Notice that the rainbow is a sign to both parties of the promise, or covenant. Although it is not explicitly stated, humans may look on the rainbow and be assured that even the most violent storm is not a sign of a coming apocalypse. But the rainbow is explicitly described twice in vv. 15-16 as a reminder to God that God has been bound by a promise of God’s own choosing and making. Throughout scripture, we often hear language asking God “to remember” God’s promises or God’s chosen people, which implies that God can forget—an interesting idea at odds with the traditional belief of divine omniscience--that God knows everything. The priestly writers are constantly going to claim that Israel and her kings often “forget” who their God really is, getting seduced into idol worship and apostasy.
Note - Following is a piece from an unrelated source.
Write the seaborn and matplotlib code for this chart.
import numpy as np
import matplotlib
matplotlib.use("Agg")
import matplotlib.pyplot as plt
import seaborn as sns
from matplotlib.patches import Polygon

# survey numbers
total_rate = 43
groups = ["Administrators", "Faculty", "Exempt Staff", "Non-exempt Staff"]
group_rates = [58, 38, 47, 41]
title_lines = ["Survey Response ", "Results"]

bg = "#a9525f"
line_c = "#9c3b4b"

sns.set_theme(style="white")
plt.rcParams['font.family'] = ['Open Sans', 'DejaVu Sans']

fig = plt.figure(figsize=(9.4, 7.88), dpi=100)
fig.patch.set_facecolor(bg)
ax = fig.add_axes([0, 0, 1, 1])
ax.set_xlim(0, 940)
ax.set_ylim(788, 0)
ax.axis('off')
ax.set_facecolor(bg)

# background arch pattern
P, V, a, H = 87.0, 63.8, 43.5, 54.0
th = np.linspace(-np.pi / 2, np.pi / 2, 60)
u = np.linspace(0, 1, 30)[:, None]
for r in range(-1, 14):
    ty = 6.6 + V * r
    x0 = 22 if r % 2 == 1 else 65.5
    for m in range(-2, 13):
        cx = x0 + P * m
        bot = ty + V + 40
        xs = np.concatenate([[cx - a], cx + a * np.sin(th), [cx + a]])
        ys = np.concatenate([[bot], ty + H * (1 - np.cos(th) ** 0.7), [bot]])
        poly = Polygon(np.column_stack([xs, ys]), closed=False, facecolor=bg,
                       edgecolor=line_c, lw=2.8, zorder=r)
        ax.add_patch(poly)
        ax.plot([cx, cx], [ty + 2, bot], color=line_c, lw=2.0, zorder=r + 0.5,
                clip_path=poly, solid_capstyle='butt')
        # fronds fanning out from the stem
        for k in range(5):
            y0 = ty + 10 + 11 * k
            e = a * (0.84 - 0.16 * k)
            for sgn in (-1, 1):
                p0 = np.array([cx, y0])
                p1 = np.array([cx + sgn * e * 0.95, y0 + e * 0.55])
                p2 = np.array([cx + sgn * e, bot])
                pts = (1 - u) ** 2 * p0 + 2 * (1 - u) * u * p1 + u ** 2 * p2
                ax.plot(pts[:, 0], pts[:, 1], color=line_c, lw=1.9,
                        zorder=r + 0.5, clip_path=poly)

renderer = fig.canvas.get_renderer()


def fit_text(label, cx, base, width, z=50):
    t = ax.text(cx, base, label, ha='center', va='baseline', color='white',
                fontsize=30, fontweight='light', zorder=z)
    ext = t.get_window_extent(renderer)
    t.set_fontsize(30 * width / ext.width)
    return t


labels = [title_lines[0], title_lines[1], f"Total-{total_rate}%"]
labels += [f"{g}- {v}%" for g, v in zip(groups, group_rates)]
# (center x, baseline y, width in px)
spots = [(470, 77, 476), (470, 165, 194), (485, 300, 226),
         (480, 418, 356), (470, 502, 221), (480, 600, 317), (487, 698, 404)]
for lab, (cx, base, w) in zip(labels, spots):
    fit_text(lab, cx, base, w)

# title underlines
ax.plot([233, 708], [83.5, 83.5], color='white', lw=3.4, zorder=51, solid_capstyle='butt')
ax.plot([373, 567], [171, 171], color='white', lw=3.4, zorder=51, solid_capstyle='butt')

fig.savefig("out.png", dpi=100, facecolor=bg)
The story we read here makes the inverse claim—that God can forget God’s own promises unless reminded.

 

Please notice that the covenant is not just between God and Noah and his sons, but between God and all creatures on earth for all generations. This is not a covenant that will die when Noah and his sons die, and the promise is not just to humans but to all of creation, which has profound implications for those of us who are “tree-huggers.”

 

God promises here to never again make any species extinct or nearly so. Sadly, humans can’t make the same claim. Perhaps this story could even be read as reminding us, in a time of global warming and mass extinctions, that humans should not blithely do what God Godself has foresworn, and instead remind us that we are ordained as caretakers for the earth and all its creatures. Now that would be a Lenten fast worth starting.